Well might Spain urge upon other nations, as an argument against the recognition of those countries, that the South Americans were unfit for a state of independence. She knew the full extent of moral degradation to which her own policy had reduced them; but it was futile to allege it, when it had become manifest to all the world that her own power to reduce them again to subjection was gone for ever, and that the people of South America had not only achieved their complete independence, but were resolved and fully able to maintain it. The notoriety of those facts left no alternative to foreign governments whose subjects had any real interest in the question, whatever might be the speculative opinions of some parties as to the eventual prospects of the New States.
In this country our ignorance of the real condition of the people of South America naturally led us to look back to what had taken place in our own North American colonies, and with but little discrimination perhaps, to anticipate the same results, whereas nothing in reality could be more dissimilar than the circumstances of the colonial subjects of Great Britain and Spain when their political emancipation took place.
In the British colonies all the foundations of good government were already laid: the principles of civil administration were perfectly understood, and the transition was almost imperceptible.
On the other hand, in the Spanish colonies the whole policy, as well as the power of the mother country, seems to have been based on perpetuating the servile state and ignorance of the natives: branded as an inferior race, they were systematically excluded from all share in the government, from commerce, and every other pursuit which might tend to the development of native talent or industry. The very history of their own unfortunate country was forbidden them, no doubt lest it should open their eyes to the reality of their own debased condition.
When the struggle came, the question of their independence was soon settled irrevocably; but as to the elements for the construction at once of anything like a good government of their own, they certainly did not exist.

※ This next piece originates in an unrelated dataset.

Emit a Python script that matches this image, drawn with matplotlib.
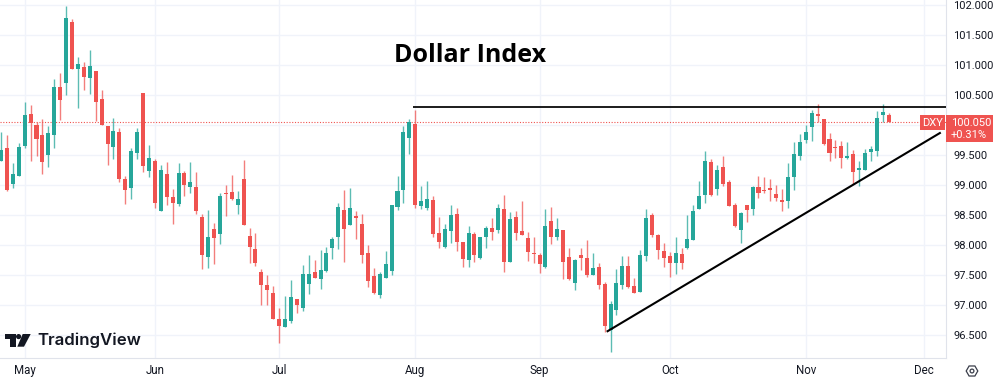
#!/usr/bin/env python3
"""DXY daily candles with the resistance line and rising trendline."""

import math

import matplotlib

matplotlib.use("Agg")
import matplotlib.pyplot as plt
from matplotlib.patches import Circle, Polygon, Rectangle, RegularPolygon

W, H = 996, 382
RED = "#ef5350"
GREEN = "#26a69a"
GRID = "#f0f3fa"
BORDER = "#e0e3eb"
TEXT = "#131722"
FONT = ["Roboto", "DejaVu Sans"]

opens = [
    99.41, 99.62, 99.03, 99.16, 99.66, 100.19, 100.01, 99.83, 99.50, 99.84,
    100.64, 100.70, 101.72, 100.94, 100.97, 100.78, 100.91, 100.44, 99.99, 99.64,
    99.89, 99.10, 98.96, 99.53, 100.54, 99.24, 99.41, 98.58, 99.19, 98.81,
    98.69, 99.21, 98.97, 98.97, 98.47, 97.81, 98.27, 98.19, 98.87, 98.89,
    98.67, 99.10, 98.16, 97.94, 97.55, 97.34, 97.20, 96.78, 96.64, 96.74,
    97.10, 96.96, 97.36, 97.55, 97.44, 97.57, 97.96, 98.14, 98.59, 98.34,
    98.49, 98.36, 97.87, 97.49, 97.17, 97.46, 97.57, 98.64, 98.92, 99.79,
    100.02, 98.65, 98.62, 98.76, 98.20, 97.97, 98.24, 98.52, 98.05, 97.75,
    98.19, 97.79, 98.14, 98.29, 98.25, 98.61, 97.72, 98.47, 98.24, 98.12,
    97.87, 97.84, 97.64, 98.41, 98.14, 98.25, 97.80, 97.37, 97.84, 97.79,
    97.50, 97.64, 97.35, 96.59, 96.92, 97.34, 97.66, 97.32, 97.23, 97.82,
    98.51, 98.17, 97.91, 97.82, 97.70, 97.86, 97.96, 98.09, 98.61, 98.84,
    99.39, 98.94, 99.31, 99.06, 98.67, 98.26, 98.67, 98.61, 98.97, 98.92,
    98.94, 98.86, 98.76, 98.74, 99.14, 99.49, 99.76, 99.97, 100.19, 100.11,
    99.77, 99.64, 99.66, 99.46, 99.52, 99.26, 99.26, 99.56, 99.57, 100.17,
    100.17,
]
highs = [
    99.89, 99.84, 99.37, 99.70, 100.38, 100.33, 100.05, 100.11, 99.98, 100.77,
    100.87, 101.98, 101.77, 101.14, 101.06, 101.26, 100.91, 100.58, 99.99, 100.12,
    99.95, 99.16, 99.62, 99.96, 100.54, 99.67, 99.43, 99.34, 99.39, 98.94,
    99.37, 99.24, 99.39, 99.22, 98.52, 98.59, 98.37, 98.88, 99.00, 99.17,
    98.90, 99.42, 98.29, 98.21, 97.61, 97.50, 97.32, 96.96, 97.16, 97.42,
    97.10, 97.67, 97.84, 97.76, 97.93, 97.97, 98.14, 98.71, 98.92, 98.96,
    98.58, 98.52, 98.00, 97.62, 97.56, 97.91, 98.68, 99.15, 99.99, 100.11,
    100.26, 98.99, 99.08, 98.83, 98.47, 98.36, 98.67, 98.63, 98.05, 98.32,
    98.22, 98.14, 98.32, 98.46, 98.69, 98.84, 98.56, 98.57, 98.74, 98.22,
    98.14, 97.87, 98.61, 98.64, 98.46, 98.26, 97.96, 97.77, 97.96, 98.09,
    97.87, 97.70, 97.39, 97.08, 97.61, 97.82, 97.82, 97.46, 97.93, 98.61,
    98.54, 98.19, 98.04, 97.89, 98.14, 97.96, 98.51, 98.67, 99.07, 99.57,
    99.44, 99.34, 99.49, 99.09, 98.70, 98.56, 98.67, 98.99, 99.15, 99.14,
    99.10, 99.00, 98.94, 99.37, 99.72, 99.86, 100.01, 100.26, 100.36, 100.11,
    99.87, 99.76, 99.74, 99.72, 99.59, 99.41, 99.61, 99.66, 100.24, 100.36,
    100.20,
]
lows = [
    99.41, 98.91, 98.96, 99.15, 99.62, 99.41, 99.48, 99.18, 99.30, 99.62,
    100.09, 100.51, 100.93, 100.28, 100.59, 100.52, 100.07, 100.01, 99.34, 99.44,
    99.05, 98.69, 98.78, 99.44, 99.22, 99.14, 98.62, 98.57, 98.67, 98.36,
    98.66, 98.82, 98.87, 98.53, 97.61, 97.62, 97.69, 98.02, 98.49, 98.76,
    98.53, 98.34, 97.71, 97.66, 97.01, 97.01, 96.77, 96.38, 96.64, 96.70,
    96.87, 96.90, 97.19, 97.46, 97.27, 97.56, 97.77, 97.94, 97.72, 98.34,
    98.11, 97.70, 97.30, 97.19, 97.12, 97.45, 97.50, 98.59, 98.71, 99.52,
    98.62, 98.61, 98.59, 98.14, 97.95, 97.96, 98.04, 97.91, 97.64, 97.64,
    97.72, 97.78, 97.96, 98.09, 98.21, 97.56, 97.72, 98.09, 98.17, 97.74,
    97.70, 97.54, 97.62, 98.02, 98.09, 97.44, 97.42, 97.26, 97.59, 97.48,
    97.50, 97.28, 96.56, 96.22, 96.84, 97.27, 97.29, 97.20, 97.22, 97.74,
    98.14, 97.77, 97.64, 97.47, 97.52, 97.61, 97.94, 98.09, 98.61, 98.71,
    98.82, 98.84, 98.99, 98.66, 98.31, 98.04, 98.39, 98.51, 98.79, 98.87,
    98.74, 98.74, 98.58, 98.62, 98.92, 99.42, 99.71, 99.74, 100.06, 99.67,
    99.41, 99.46, 99.29, 99.44, 99.03, 98.99, 99.26, 99.41, 99.49, 100.05,
    100.05,
]
closes = [
    99.59, 98.93, 99.19, 99.64, 100.17, 100.04, 99.77, 99.39, 99.87, 100.64,
    100.42, 101.78, 100.93, 101.02, 100.80, 100.98, 100.38, 100.01, 99.68, 99.91,
    99.10, 98.92, 99.57, 99.88, 99.32, 99.46, 98.71, 99.26, 98.81, 98.71,
    99.21, 99.00, 99.05, 98.58, 97.84, 98.14, 98.13, 98.83, 98.85, 98.78,
    98.78, 98.34, 97.98, 97.70, 97.34, 97.26, 96.78, 96.66, 96.78, 97.14,
    97.00, 97.52, 97.52, 97.46, 97.59, 97.87, 98.11, 98.64, 98.27, 98.62,
    98.46, 97.84, 97.40, 97.20, 97.52, 97.69, 98.67, 98.91, 99.89, 100.06,
    98.67, 98.74, 98.77, 98.19, 98.05, 98.27, 98.51, 98.05, 97.78, 98.20,
    97.84, 98.14, 98.29, 98.22, 98.63, 97.73, 98.44, 98.21, 98.18, 97.89,
    97.86, 97.69, 98.32, 98.14, 98.27, 97.73, 97.44, 97.76, 97.79, 97.50,
    97.62, 97.34, 96.65, 97.02, 97.37, 97.66, 97.31, 97.21, 97.84, 98.46,
    98.17, 97.93, 97.79, 97.70, 97.87, 97.70, 98.11, 98.58, 98.83, 99.41,
    98.84, 99.26, 99.03, 98.66, 98.32, 98.54, 98.59, 98.97, 98.87, 98.91,
    98.93, 98.79, 98.72, 99.14, 99.52, 99.72, 99.89, 100.20, 100.16, 99.69,
    99.54, 99.62, 99.46, 99.48, 99.22, 99.28, 99.54, 99.61, 100.12, 100.22,
    100.05,
]

price_ticks = [96.5, 97.0, 97.5, 98.0, 98.5, 99.0, 99.5, 100.0, 100.5, 101.0, 101.5, 102.0]
# 100.000 sits behind the price tag in the original, so it gets no label
price_labels = ["96.500", "97.000", "97.500", "98.000", "98.500", "99.000", "99.500", "",
                "100.500", "101.000", "101.500", "102.000"]
month_names = ["May", "Jun", "Jul", "Aug", "Sep", "Oct", "Nov", "Dec"]
month_bars = [4, 26, 47, 70, 91, 113, 136, 156]

last_price = 100.05
resistance_x = [69.7, 159.6]
resistance_y = [100.30, 100.30]
trend_x = [102.35, 158.8]
trend_y = [96.56, 99.88]


def fx(px):
    return px / W


def fy(py):
    return 1 - py / H


def box(fig, x0, y0, x1, y1, color):
    fig.add_artist(Rectangle((fx(x0), fy(y1)), (x1 - x0) / W, (y1 - y0) / H,
                             transform=fig.transFigure, fc=color, ec="none", zorder=5))


fig = plt.figure(figsize=(W / 100, H / 100), dpi=100, facecolor="white")
ax = fig.add_axes([0, 1 - 358 / H, 945.5 / W, 358 / H])
ax.set_xlim(-0.169, 159.6)
ax.set_ylim(96.122, 102.088)

ax.set_axisbelow(True)
ax.grid(True, color=GRID, lw=1)
for side in ("top", "left"):
    ax.spines[side].set_visible(False)
for side in ("right", "bottom"):
    ax.spines[side].set_color(BORDER)

ax.yaxis.tick_right()
ax.set_yticks(price_ticks)
ax.set_yticklabels(price_labels, fontsize=8.0, color=TEXT, family=FONT)
ax.set_xticks(month_bars)
ax.set_xticklabels(month_names, fontsize=8.3, color=TEXT, family=FONT)
ax.tick_params(axis="both", length=0)
ax.tick_params(axis="x", pad=4.5)
ax.tick_params(axis="y", pad=5.4)

ax.axhline(last_price, color=RED, lw=0.8, ls=(0, (1, 1.5)), zorder=1)

xs = list(range(len(opens)))
colors = [GREEN if c >= o else RED for o, c in zip(opens, closes)]
ax.vlines(xs, lows, highs, colors=colors, lw=1, alpha=0.75, zorder=2)
bottoms = [min(o, c) for o, c in zip(opens, closes)]
heights = [max(abs(c - o), 0.02) for o, c in zip(opens, closes)]
ax.bar(xs, heights, 0.68, bottoms, color=colors, lw=0, zorder=3)

ax.plot(resistance_x, resistance_y, color="black", lw=1.25, solid_capstyle="butt", zorder=4)
ax.plot(trend_x, trend_y, color="black", lw=1.5, solid_capstyle="butt", zorder=4)

fig.text(fx(470), fy(55), "Dollar Index", fontsize=18, fontweight="bold", color="black",
         family=["Open Sans", "DejaVu Sans"], ha="center", va="center")

# price tag on the axis
box(fig, 920, 115, 945, 130, RED)
box(fig, 946, 115, 993, 142, RED)
tag = dict(color="white", fontsize=8.0, family=FONT, ha="center", va="center", zorder=6)
fig.text(fx(932.5), fy(122.6), "DXY", **tag)
fig.text(fx(971.5), fy(122.6), "100.050", **tag)
fig.text(fx(969), fy(134.6), "+0.31%", **tag)

# TradingView mark, drawn in pixels
logo = [
    [(5, 334), (15.5, 334), (15.5, 346.7), (10, 346.7), (10, 339), (5, 339)],
    [(22.7, 334), (30.7, 334), (24, 346.7), (17.3, 346.7)],
]
for pts in logo:
    fig.add_artist(Polygon([(fx(x), fy(y)) for x, y in pts], closed=True, fc=TEXT, ec="none",
                           transform=fig.transFigure, zorder=5))
dot_x, dot_y = fx(18.6) * W, fy(336.6) * H
fig.add_artist(Circle((dot_x, dot_y), 2.6, fc=TEXT, ec="none", transform=None, zorder=5))
fig.text(fx(37), fy(345.3), "TradingView", fontsize=12.1, fontweight="semibold", color=TEXT,
         family=["Inter", "DejaVu Sans"], ha="left", va="baseline")

# settings icon under the price axis
fig.add_artist(RegularPolygon((972, H - 371), 6, radius=5.8, orientation=math.pi / 6, fc="none",
                              ec="#3a3e4a", lw=0.9, transform=None, zorder=5))
fig.add_artist(Circle((972, H - 371), 1.9, fc="none", ec="#3a3e4a", lw=0.9, transform=None, zorder=5))

fig.savefig("out.png", dpi=100)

Under these circumstances, what was perfectly natural took place. In the absence of any other real power, that of military command, which had grown out of the war, obtained an ascendency, the influence of which in all the New States became soon apparent. They fell, in fact, all of them more or less under military despotism. The people dazzled with the victories and martial achievements of their leaders, imperceptibly passed from one yoke to another.
It is true that national Congresses and legislative Assemblies were everywhere convoked; but, generally aiming at more than was practicable or compatible with their circumstances, they in most instances failed, and by their failure rather confirmed the absolute power of the military chiefs. They, however, abolished the slave-trade, put an end to the forced service of the mita, so grievous to the Indians, and nominally sanctioned more or less the liberty of the press,—measures which gained them popularity and support amongst men of liberal principles in Europe, who fancied they saw in them expressions of public opinion, and evidences of a fitness amongst the people at large for free institutions; but this was an error.
The people of South America, with the Laws of the Indies still hanging about their necks, shouted indeed with their leaders, "Independence and Liberty," and gallantly fought for and established the first; but as to liberty, in our sense of the word at least, they knew very little about it:—how could they?
They have yet practically to learn that true liberty in a civilized state of society can only really exist where the powers of the ruling authorities are duly defined and balanced; and where the laws—not the colonial laws of Old Spain—are so administered as to ensure to every citizen a prompt redress for wrongs, entire personal security, and the right of freely expressing his political opinions. The working of such laws makes men habitually free and fit for the enjoyment of free institutions. But such a state of things is not brought about in a day or in a generation, nor can it be produced by any parchment constitution, however perfect in theory. The experiment has been tried of late years in some of the oldest states of Europe, and has invariably failed. Is it then reasonable that we should expect it to be more successful in such infant states as these new republics? Time—and we, of all people in the world, ought best to know how long a time—is requisite to bring such good fruit to maturity.
Education, the press, a daily intercourse with the rest of the world, and experience not the less valuable because dearly bought, are all tending gradually to enlighten the inhabitants of these new countries, and to prepare them for their future destinies. And, although from a variety of causes, their advancement may appear slow, and their present state fall far short of what has been expected of them, the truth is, they have made immense progress, compared with their old condition under the colonial yoke of Spain;—and especially, I will say so, of Buenos Ayres.